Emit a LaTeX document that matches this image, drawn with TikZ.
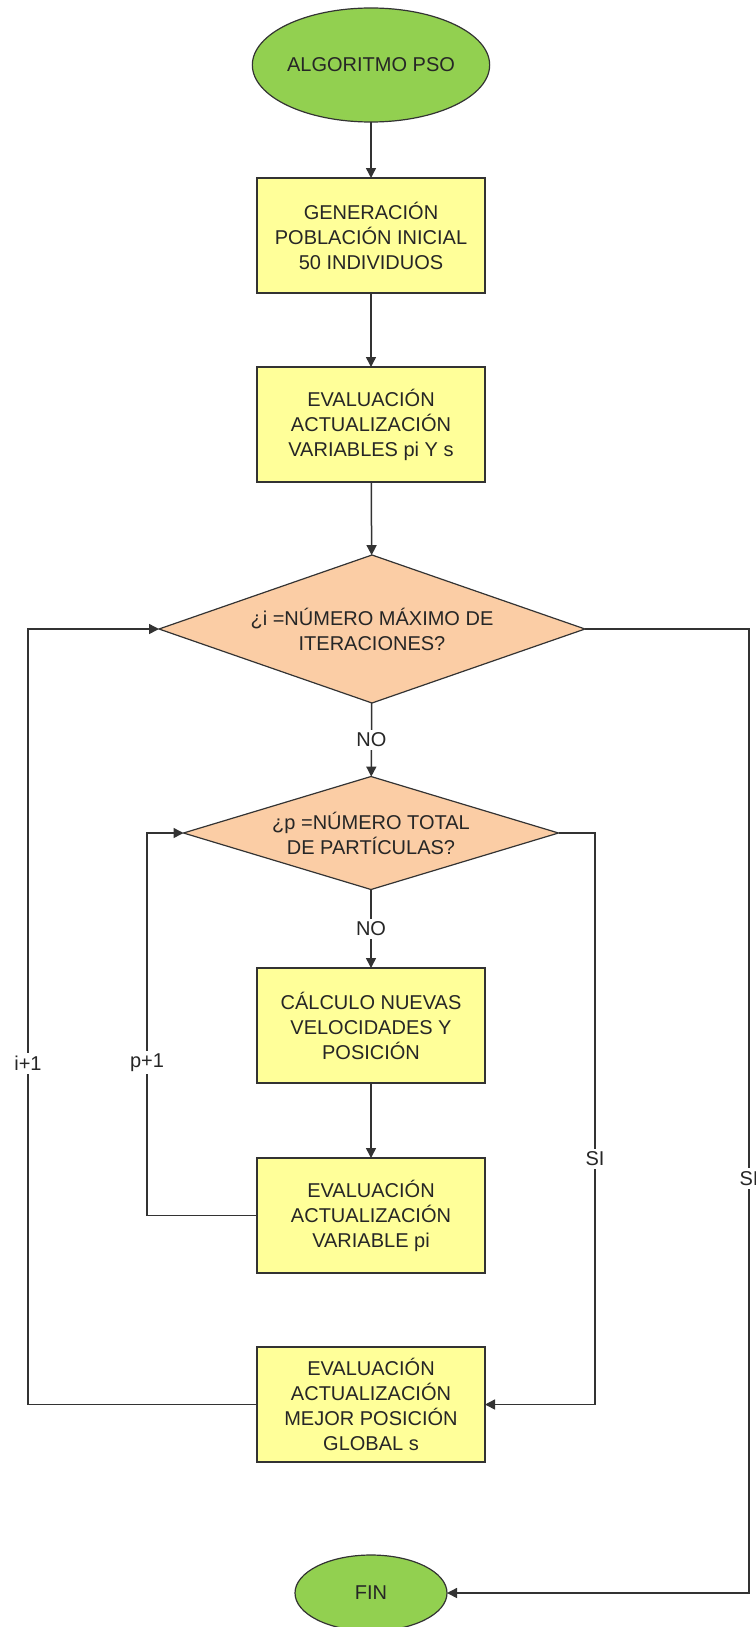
\documentclass[tikz,border=0pt]{standalone}
\usepackage{fontspec}
\setmainfont{Liberation Sans}
\usetikzlibrary{positioning}
\usetikzlibrary{arrows.meta}
\usetikzlibrary{shapes.geometric}
\definecolor{termgreen}{HTML}{92D050}
\definecolor{procyellow}{HTML}{FFFF99}
\definecolor{decpeach}{HTML}{FBCDA5}
\tikzset{
    every node/.append style={font=\fontsize{10pt}{12.5pt}\selectfont, align=center, outer sep=0pt, text=black!85},
    flow/.style={-{Triangle[length=5pt, width=5pt]}, line width=0.75pt, black!80},
    term/.style={ellipse, fill=termgreen, draw=black!80, line width=0.6pt, inner sep=0pt},
    proc/.style={rectangle, fill=procyellow, draw=black!80, line width=0.75pt, minimum width=114pt, minimum height=57.5pt, inner sep=0pt},
    decision/.style={diamond, fill=decpeach, draw=black!80, line width=0.6pt, inner sep=0pt},
    tag/.style={fill=white, inner sep=1.5pt},
    x=0.5pt, y=-0.5pt
}

\begin{document}
\begin{tikzpicture}
\useasboundingbox (0,0) rectangle (755,1627);
\node[term, minimum width=114pt, minimum height=57pt] (start) at (371,65) {ALGORITMO PSO};
\node[proc] (gen) at (371,235.5) {GENERACIÓN\\POBLACIÓN INICIAL\\50 INDIVIDUOS};
\node[proc] (evals) at (371,424.5) {EVALUACIÓN\\ACTUALIZACIÓN\\VARIABLES pi Y s};
\node[decision, shape aspect=2.88, minimum width=213pt, minimum height=74pt] (maxit) at (372,629) {¿i =NÚMERO MÁXIMO DE\\ITERACIONES?};
\node[decision, shape aspect=3.32, minimum width=187.5pt, minimum height=56.5pt] (totp) at (371,833) {¿p =NÚMERO TOTAL\\DE PARTÍCULAS?};
\node[proc] (calc) at (371,1025.5) {CÁLCULO NUEVAS\\VELOCIDADES Y\\POSICIÓN};
\node[proc] (evalp) at (371,1215.5) {EVALUACIÓN\\ACTUALIZACIÓN\\VARIABLE pi};
\node[proc] (best) at (371,1404.5) {EVALUACIÓN\\ACTUALIZACIÓN\\MEJOR POSICIÓN\\GLOBAL s};
\node[term, minimum width=76pt, minimum height=38pt] (fin) at (371,1593) {FIN};

\coordinate (icol) at (28,0);
\coordinate (pcol) at (147,0);
\coordinate (sicol) at (595,0);
\coordinate (socol) at (749,0);

\draw[flow] (start) -- (gen);
\draw[flow] (gen) -- (evals);
\draw[flow] (evals) -- (maxit);
\draw[flow] (maxit) -- node[tag] {NO} (totp);
\draw[flow] (totp) -- node[tag] {NO} (calc);
\draw[flow] (calc) -- (evalp);

% back loops
\draw[flow] (evalp.west) -- (evalp.west -| pcol) -- node[tag, pos=0.4] {p+1} (pcol |- totp.west) -- (totp.west);
\draw[flow] (best.west) -- (best.west -| icol) -- node[tag, pos=0.44] {i+1} (icol |- maxit.west) -- (maxit.west);

% exits
\draw[flow] (totp.east) -- (totp.east -| sicol) -- node[tag, pos=0.57] {SI} (sicol |- best.east) -- (best.east);
\draw[flow] (maxit.east) -- (maxit.east -| socol) -- node[tag, pos=0.57] {SI} (socol |- fin.east) -- (fin.east);
\end{tikzpicture}
\end{document}
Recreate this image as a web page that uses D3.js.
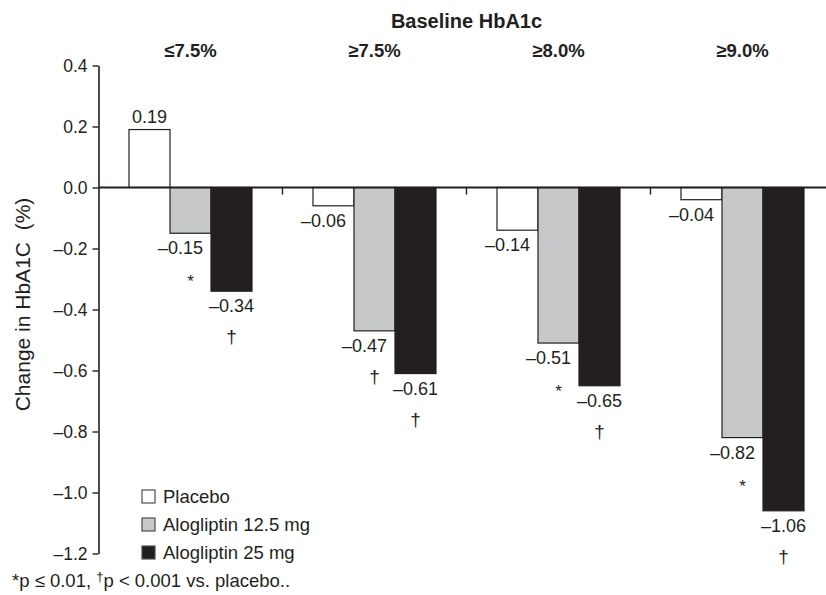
<!DOCTYPE html>
<html>
<head>
<meta charset="utf-8">
<script src="https://cdn.jsdelivr.net/npm/d3@7"></script>
<style>
  body { margin: 0; background: #fff; }
  text { font-family: "Liberation Sans", Arial, Helvetica, sans-serif; fill: #231f20; }
</style>
</head>
<body>
<div id="chart"></div>
<script>
const groups = ['≤7.5%', '≥7.5%', '≥8.0%', '≥9.0%'];
const seriesNames = ['Placebo', 'Alogliptin 12.5 mg', 'Alogliptin 25 mg'];
const placebo = [0.19, -0.06, -0.14, -0.04];
const alo125 = [-0.15, -0.47, -0.51, -0.82];
const alo25 = [-0.34, -0.61, -0.65, -1.06];
const sig125 = ['*', '†', '*', '*'];
const sig25 = ['†', '†', '†', '†'];
const yTicks = [0.4, 0.2, 0.0, -0.2, -0.4, -0.6, -0.8, -1.0, -1.2];

const colors = ['#ffffff', '#c7c8ca', '#231f20'];
const ink = '#231f20';
const W = 826, H = 595;

const seriesValues = [placebo, alo125, alo25];
const seriesSig = [null, sig125, sig25];

const svg = d3.select('#chart').append('svg')
  .attr('width', W).attr('height', H)
  .attr('viewBox', `0 0 ${W} ${H}`);

const x0 = d3.scaleBand().domain(groups).range([98.5, 834.5]).padding(0);
const x1 = d3.scaleBand().domain(seriesNames).range([30.5, x0.bandwidth() - 30.5]).padding(0);
const y = d3.scaleLinear().domain([-1.2, 0.4]).range([553.5, 65.5]);

const dash = (s) => s.replace('−', '–').replace('-', '–');
const fmt = (v) => dash(d3.format('.1f')(v));

// y axis
const yAxis = svg.append('g')
  .attr('transform', `translate(${x0.range()[0]},0)`)
  .call(d3.axisLeft(y).tickValues(yTicks).tickFormat(fmt).tickSize(6).tickPadding(5).tickSizeOuter(0));
yAxis.select('.domain').attr('stroke', ink).attr('stroke-width', 1.6);
yAxis.selectAll('.tick line').attr('stroke', ink).attr('stroke-width', 1.4);
yAxis.selectAll('.tick text')
  .style('font-family', '"Liberation Sans", Arial, sans-serif')
  .style('font-size', '17.5px').attr('fill', ink);

// bars
const rows = [];
groups.forEach((g, gi) => {
  seriesNames.forEach((s, si) => {
    rows.push({ g, s, si, value: seriesValues[si][gi], sig: seriesSig[si] ? seriesSig[si][gi] : null });
  });
});

const bx = (d) => x0(d.g) + x1(d.s);
const bw = x1.bandwidth();

svg.append('g').selectAll('rect').data(rows).join('rect')
  .attr('x', bx)
  .attr('y', (d) => Math.min(y(d.value), y(0)))
  .attr('width', bw)
  .attr('height', (d) => Math.abs(y(d.value) - y(0)))
  .attr('fill', (d) => colors[d.si])
  .attr('stroke', ink)
  .attr('stroke-width', 1.2);

// zero line with group separators
const zero = svg.append('g').attr('transform', `translate(0,${y(0)})`);
zero.append('line')
  .attr('x1', x0.range()[0]).attr('x2', W)
  .attr('stroke', ink).attr('stroke-width', 2);
zero.selectAll('.sep').data(groups.slice(1)).join('line')
  .attr('class', 'sep')
  .attr('x1', (g) => x0(g)).attr('x2', (g) => x0(g))
  .attr('y1', 0).attr('y2', 7)
  .attr('stroke', ink).attr('stroke-width', 1.4);

// value labels (placebo / 12.5 mg negatives sit left so they clear the next bar)
const labelX = (d) => (d.value < 0 && d.si < 2) ? bx(d) + bw - 8 : bx(d) + bw / 2;
const labelY = (d) => d.value >= 0 ? y(d.value) - 7 : y(d.value) + 21;

svg.append('g').selectAll('text').data(rows).join('text')
  .attr('x', labelX)
  .attr('y', labelY)
  .attr('text-anchor', (d) => (d.value < 0 && d.si < 2) ? 'end' : 'middle')
  .style('font-size', '18px')
  .text((d) => dash(d3.format('.2f')(d.value)));

// significance markers
svg.append('g').selectAll('text').data(rows.filter((d) => d.sig)).join('text')
  .attr('x', (d) => bx(d) + bw / 2)
  .attr('y', (d) => labelY(d) + (d.sig === '*' ? 33 : 31))
  .attr('text-anchor', 'middle')
  .style('font-size', (d) => d.sig === '*' ? '17px' : '19px')
  .text((d) => d.sig);

// group headers and title
svg.append('g').selectAll('text').data(groups).join('text')
  .attr('x', (g) => x0(g) + x0.bandwidth() / 2)
  .attr('y', 57)
  .attr('text-anchor', 'middle')
  .style('font-size', '18.5px')
  .style('font-weight', 'bold')
  .text((g) => g);

svg.append('text')
  .attr('x', d3.mean(x0.range()))
  .attr('y', 28)
  .attr('text-anchor', 'middle')
  .style('font-size', '20px')
  .style('font-weight', 'bold')
  .text('Baseline HbA1c');

// y axis title
svg.append('text')
  .attr('transform', `translate(30,${d3.mean(y.range()) - 5}) rotate(-90)`)
  .attr('text-anchor', 'middle')
  .style('font-size', '21px')
  .style('white-space', 'pre')
  .text('Change in HbA1C  (%)');

// legend
const legend = svg.append('g').attr('transform', 'translate(142,490)');
const li = legend.selectAll('g').data(seriesNames).join('g')
  .attr('transform', (d, i) => `translate(0,${i * 28})`);
li.append('rect')
  .attr('width', 13).attr('height', 13)
  .attr('fill', (d, i) => colors[i])
  .attr('stroke', '#4d4d4f').attr('stroke-width', 1.2);
li.append('text')
  .attr('x', 21).attr('y', 13)
  .style('font-size', '18.5px')
  .text((d) => d);

// footnote
const foot = svg.append('text')
  .attr('x', 12).attr('y', 587)
  .style('font-size', '18.5px');
foot.append('tspan').text('*p ≤ 0.01, ');
foot.append('tspan').attr('dy', -6).style('font-size', '13px').text('†');
foot.append('tspan').attr('dy', 6).text('p < 0.001 vs. placebo..');
</script>
</body>
</html>
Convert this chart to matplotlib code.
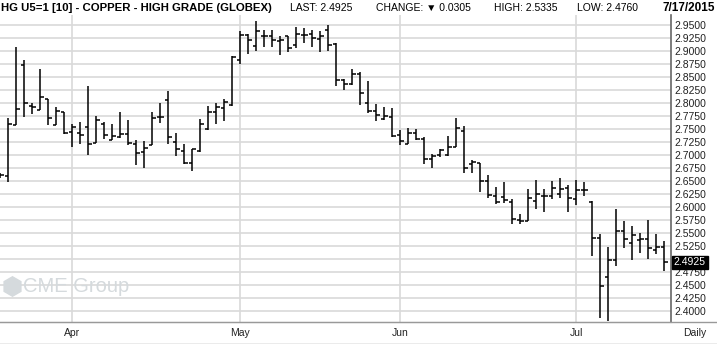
import pandas as pd
import matplotlib
matplotlib.use('Agg')
import matplotlib.pyplot as plt
from matplotlib.lines import Line2D
from matplotlib.transforms import blended_transform_factory

# trading days, 2015-03-19 .. 2015-07-17 (Good Friday, Memorial Day, Jul 3 closed)
dates = pd.bdate_range('2015-03-19', '2015-07-17')
dates = dates.drop(pd.to_datetime(['2015-04-03', '2015-05-25', '2015-07-03']))

opens = [2.660, 2.658, 2.757, 2.873, 2.793, 2.785, 2.807, 2.756, 2.781, 2.743,
         2.742, 2.753, 2.722, 2.758, 2.727, 2.734, 2.739, 2.721, 2.705, 2.719,
         2.772, 2.805, 2.725, 2.707, 2.683, 2.706, 2.750, 2.782, 2.789, 2.795,
         2.882, 2.929, 2.909, 2.927, 2.928, 2.918, 2.927, 2.910, 2.930, 2.932,
         2.923, 2.940, 2.913, 2.843, 2.836, 2.854, 2.800, 2.784, 2.768, 2.773,
         2.737, 2.720, 2.742, 2.730, 2.692, 2.700, 2.700, 2.714, 2.745, 2.682,
         2.683, 2.650, 2.621, 2.618, 2.608, 2.575, 2.572, 2.611, 2.620, 2.620,
         2.625, 2.636, 2.614, 2.632, 2.609, 2.539, 2.464, 2.498, 2.552, 2.529,
         2.536, 2.537, 2.516, 2.523]
highs = [2.664, 2.770, 2.906, 2.882, 2.800, 2.865, 2.807, 2.791, 2.782, 2.758,
         2.762, 2.832, 2.775, 2.762, 2.759, 2.781, 2.766, 2.727, 2.726, 2.781,
         2.800, 2.822, 2.741, 2.721, 2.711, 2.768, 2.793, 2.799, 2.807, 2.889,
         2.938, 2.931, 2.956, 2.940, 2.939, 2.927, 2.928, 2.945, 2.944, 2.940,
         2.938, 2.950, 2.914, 2.846, 2.864, 2.859, 2.841, 2.798, 2.791, 2.789,
         2.748, 2.751, 2.750, 2.734, 2.701, 2.710, 2.736, 2.770, 2.754, 2.689,
         2.684, 2.660, 2.638, 2.647, 2.615, 2.585, 2.634, 2.651, 2.634, 2.649,
         2.654, 2.642, 2.651, 2.647, 2.611, 2.547, 2.523, 2.596, 2.572, 2.563,
         2.550, 2.574, 2.547, 2.5335]
lows = [2.655, 2.647, 2.757, 2.772, 2.777, 2.785, 2.757, 2.756, 2.740, 2.715,
        2.720, 2.700, 2.722, 2.730, 2.727, 2.731, 2.718, 2.680, 2.675, 2.719,
        2.760, 2.721, 2.698, 2.682, 2.669, 2.704, 2.747, 2.759, 2.764, 2.793,
        2.875, 2.893, 2.900, 2.907, 2.907, 2.891, 2.897, 2.904, 2.914, 2.907,
        2.897, 2.900, 2.832, 2.825, 2.834, 2.796, 2.780, 2.765, 2.766, 2.734,
        2.718, 2.720, 2.727, 2.682, 2.675, 2.696, 2.698, 2.714, 2.664, 2.665,
        2.627, 2.616, 2.604, 2.606, 2.566, 2.566, 2.572, 2.595, 2.590, 2.614,
        2.616, 2.589, 2.602, 2.621, 2.504, 2.386, 2.380, 2.486, 2.521, 2.497,
        2.510, 2.500, 2.508, 2.476]
closes = [2.660, 2.758, 2.788, 2.800, 2.791, 2.811, 2.770, 2.783, 2.742, 2.753,
          2.738, 2.720, 2.766, 2.738, 2.735, 2.739, 2.722, 2.703, 2.712, 2.771,
          2.772, 2.734, 2.710, 2.684, 2.710, 2.758, 2.781, 2.791, 2.801, 2.888,
          2.929, 2.921, 2.938, 2.927, 2.920, 2.921, 2.904, 2.931, 2.930, 2.925,
          2.927, 2.911, 2.843, 2.835, 2.854, 2.818, 2.784, 2.776, 2.774, 2.735,
          2.726, 2.742, 2.730, 2.692, 2.697, 2.709, 2.714, 2.751, 2.675, 2.685,
          2.650, 2.622, 2.609, 2.613, 2.576, 2.572, 2.616, 2.624, 2.620, 2.635,
          2.634, 2.616, 2.632, 2.632, 2.539, 2.447, 2.498, 2.553, 2.537, 2.545,
          2.537, 2.521, 2.523, 2.4925]

price_ticks = [2.40 + 0.025 * k for k in range(23)]
last_price = 2.4925

W, H = 717, 344
fig = plt.figure(figsize=(W / 100, H / 100), dpi=100)
fig.patch.set_facecolor('white')
ax = fig.add_axes([0, 1 - 322 / H, 671 / W, (322 - 15) / H])

x = list(range(len(dates)))
grid_c = '#d9d9d9'

# grid
for p in price_ticks:
    ax.axhline(p, color=grid_c, lw=1.2, zorder=0)
month_pos = [i for i in range(1, len(dates)) if dates[i].month != dates[i - 1].month]
for i in month_pos:
    ax.axvline(i, color=grid_c, lw=1.2, zorder=0)

# OHLC bars
tw = 0.42
ax.vlines(x, lows, highs, color='black', lw=1.1, zorder=3)
ax.hlines(opens, [i - tw for i in x], x, color='black', lw=1.1, zorder=3)
ax.hlines(closes, x, [i + tw for i in x], color='black', lw=1.1, zorder=3)

ax.set_xlim(-0.04, 83.85)
ax.set_ylim(2.3779, 2.9683)

for s in ['top', 'left']:
    ax.spines[s].set_visible(False)
ax.spines['bottom'].set_color('#999999')
ax.spines['right'].set_color('#666666')
ax.spines['right'].set_linewidth(1.2)

ax.yaxis.tick_right()
ax.set_yticks(price_ticks)
ax.set_yticklabels(['' if abs(p - 2.5) < 1e-9 else f'{p:.4f}' for p in price_ticks],
                   fontsize=7.5, family='Liberation Sans', color='#222222')
ax.tick_params(axis='y', length=0, pad=2.5)

ax.set_xticks(month_pos)
ax.set_xticklabels([dates[i].strftime('%b') for i in month_pos],
                   fontsize=7.5, family='Liberation Sans', color='#222222')
ax.tick_params(axis='x', length=0, pad=4)

# last price box
tr = blended_transform_factory(ax.transAxes, ax.transData)
ax.text(1.004, last_price, f'{last_price:.4f}', transform=tr, ha='left', va='center',
        fontsize=7.5, family='Liberation Sans', color='white', clip_on=False,
        bbox=dict(boxstyle='square,pad=0.18', fc='black', ec='black'))

# header
ty = 1 - 8 / H
fig.text(1 / W, ty, 'HG U5=1 [10] - COPPER - HIGH GRADE (GLOBEX)', fontsize=8.2,
         fontweight='bold', family='Liberation Sans', va='center')
fig.text(290 / W, ty, 'LAST: 2.4925', fontsize=7.5, family='Liberation Sans', va='center')
fig.text(376 / W, ty, 'CHANGE: \u25bc 0.0305', fontsize=7.5,
         family=['Liberation Sans', 'DejaVu Sans'], va='center')
fig.text(494 / W, ty, 'HIGH: 2.5335', fontsize=7.5, family='Liberation Sans', va='center')
fig.text(577 / W, ty, 'LOW: 2.4760', fontsize=7.5, family='Liberation Sans', va='center')
fig.text(715 / W, ty, '7/17/2015', fontsize=8.5, fontweight='bold',
         family='Liberation Sans', va='center', ha='right')

fig.text(695 / W, 1 - 333 / H, 'Daily', fontsize=7.5, family='Liberation Sans',
         ha='center', va='center', color='#222222')

# frame lines across the full width
fig.add_artist(Line2D([0, 1], [1 - 322 / H, 1 - 322 / H], color='#999999', lw=1))
fig.add_artist(Line2D([0, 1], [0.5 / H, 0.5 / H], color='#999999', lw=1))

# watermark
fig.add_artist(Line2D([12 / W], [1 - 286 / H], marker='h', markersize=14,
                      color='#d5dadd', lw=0))
fig.text(23 / W, 1 - 286 / H, 'CME Group', fontsize=14.5, family='Liberation Sans',
         color='#d5dadd', va='center')

fig.savefig('out.png', dpi=100)
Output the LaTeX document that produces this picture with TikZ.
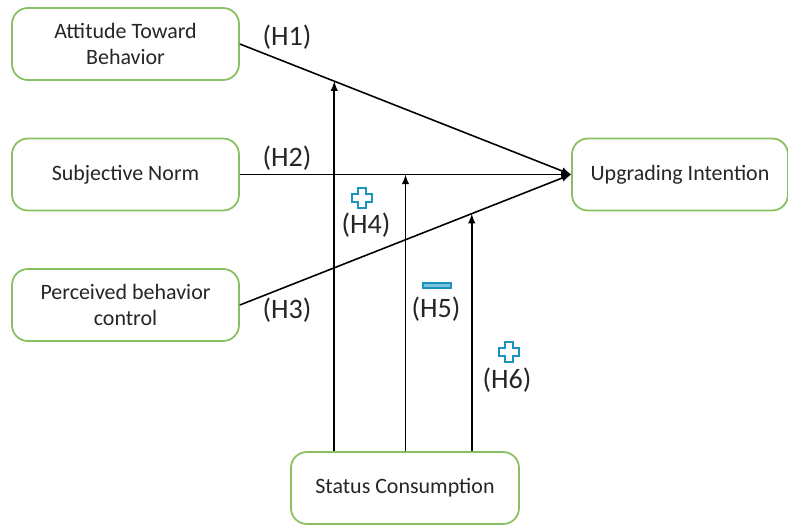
\documentclass[tikz,border=0pt]{standalone}
\usepackage{fontspec}
\setmainfont{Carlito}
\usetikzlibrary{arrows}

\definecolor{boxgreen}{RGB}{136,192,96}
\definecolor{signblue}{RGB}{28,146,190}
\definecolor{signfill}{RGB}{120,196,222}

\tikzset{
  construct/.style={draw=boxgreen, line width=1pt, rounded corners=9pt, fill=white,
    minimum height=1.44cm, align=center, font=\fontsize{12.5}{15}\selectfont, text=black!85},
  hyp/.style={font=\fontsize{16}{18}\selectfont, text=black!85, inner sep=1pt},
  path/.style={->,>=latex, line width=0.9pt, black}
}

% plus sign, drawn as an outlined cross
\newcommand{\plusmark}[1]{%
  \draw[signblue, line width=1.7pt, fill=white, line join=miter] (#1) ++(-4,-10) -- ++(8,0) -- ++(0,6)
    -- ++(6,0) -- ++(0,8) -- ++(-6,0) -- ++(0,6) -- ++(-8,0) -- ++(0,-6) -- ++(-6,0) -- ++(0,-8) -- ++(6,0) -- cycle;}

\begin{document}
\begin{tikzpicture}[x=0.02cm,y=-0.02cm]

  \useasboundingbox (0,0) rectangle (788,527);

% Constructs
  \node[construct, minimum width=4.54cm] (att) at (125.5,44) {Attitude Toward\\Behavior};
  \node[construct, minimum width=4.54cm] (sub) at (125.5,174.5) {Subjective Norm};
  \node[construct, minimum width=4.54cm] (per) at (125.5,305) {Perceived behavior\\control};
  \node[construct, minimum width=4.32cm] (upg) at (680,174.5) {Upgrading Intention};
  \node[construct, minimum width=4.56cm] (sta) at (405,488) {Status Consumption};

% Main paths
  \draw[path] (att.east) -- (upg.west) coordinate[pos=0.285] (m1);
  \draw[path] (sub.east) -- (upg.west) coordinate[pos=0.5] (m2);
  \draw[path] (per.east) -- (upg.west) coordinate[pos=0.7] (m3);

% Moderation
  \draw[path] (sta.north -| m1) -- (m1);
  \draw[path] (sta.north -| m2) -- (m2);
  \draw[path] (sta.north -| m3) -- (m3);

% Labels
  \node[hyp] (h1) at (287,37) {(H1)};
  \node[hyp] (h2) at (287,158) {(H2)};
  \node[hyp] (h3) at (287,310) {(H3)};
  \node[hyp] (h4) at (366,225) {(H4)};
  \node[hyp] (h5) at (436,309) {(H5)};
  \node[hyp] (h6) at (507,380) {(H6)};

  \plusmark{362,198}
  \plusmark{509,352}
  \draw[signblue, line width=1pt, fill=signfill] (423,283) rectangle (451,288);

\end{tikzpicture}
\end{document}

___

Directions - Begin at the first line of the material and copy each line exactly through the one containing "(socol) at (749,0);". Omit pictures.

Correct result -
Emit a LaTeX document that matches this image, drawn with TikZ.
\documentclass[tikz,border=0pt]{standalone}
\usepackage{fontspec}
\setmainfont{Liberation Sans}
\usetikzlibrary{positioning}
\usetikzlibrary{arrows.meta}
\usetikzlibrary{shapes.geometric}
\definecolor{termgreen}{HTML}{92D050}
\definecolor{procyellow}{HTML}{FFFF99}
\definecolor{decpeach}{HTML}{FBCDA5}
\tikzset{
    every node/.append style={font=\fontsize{10pt}{12.5pt}\selectfont, align=center, outer sep=0pt, text=black!85},
    flow/.style={-{Triangle[length=5pt, width=5pt]}, line width=0.75pt, black!80},
    term/.style={ellipse, fill=termgreen, draw=black!80, line width=0.6pt, inner sep=0pt},
    proc/.style={rectangle, fill=procyellow, draw=black!80, line width=0.75pt, minimum width=114pt, minimum height=57.5pt, inner sep=0pt},
    decision/.style={diamond, fill=decpeach, draw=black!80, line width=0.6pt, inner sep=0pt},
    tag/.style={fill=white, inner sep=1.5pt},
    x=0.5pt, y=-0.5pt
}

\begin{document}
\begin{tikzpicture}
\useasboundingbox (0,0) rectangle (755,1627);
\node[term, minimum width=114pt, minimum height=57pt] (start) at (371,65) {ALGORITMO PSO};
\node[proc] (gen) at (371,235.5) {GENERACIÓN\\POBLACIÓN INICIAL\\50 INDIVIDUOS};
\node[proc] (evals) at (371,424.5) {EVALUACIÓN\\ACTUALIZACIÓN\\VARIABLES pi Y s};
\node[decision, shape aspect=2.88, minimum width=213pt, minimum height=74pt] (maxit) at (372,629) {¿i =NÚMERO MÁXIMO DE\\ITERACIONES?};
\node[decision, shape aspect=3.32, minimum width=187.5pt, minimum height=56.5pt] (totp) at (371,833) {¿p =NÚMERO TOTAL\\DE PARTÍCULAS?};
\node[proc] (calc) at (371,1025.5) {CÁLCULO NUEVAS\\VELOCIDADES Y\\POSICIÓN};
\node[proc] (evalp) at (371,1215.5) {EVALUACIÓN\\ACTUALIZACIÓN\\VARIABLE pi};
\node[proc] (best) at (371,1404.5) {EVALUACIÓN\\ACTUALIZACIÓN\\MEJOR POSICIÓN\\GLOBAL s};
\node[term, minimum width=76pt, minimum height=38pt] (fin) at (371,1593) {FIN};

\coordinate (icol) at (28,0);
\coordinate (pcol) at (147,0);
\coordinate (sicol) at (595,0);
\coordinate (socol) at (749,0);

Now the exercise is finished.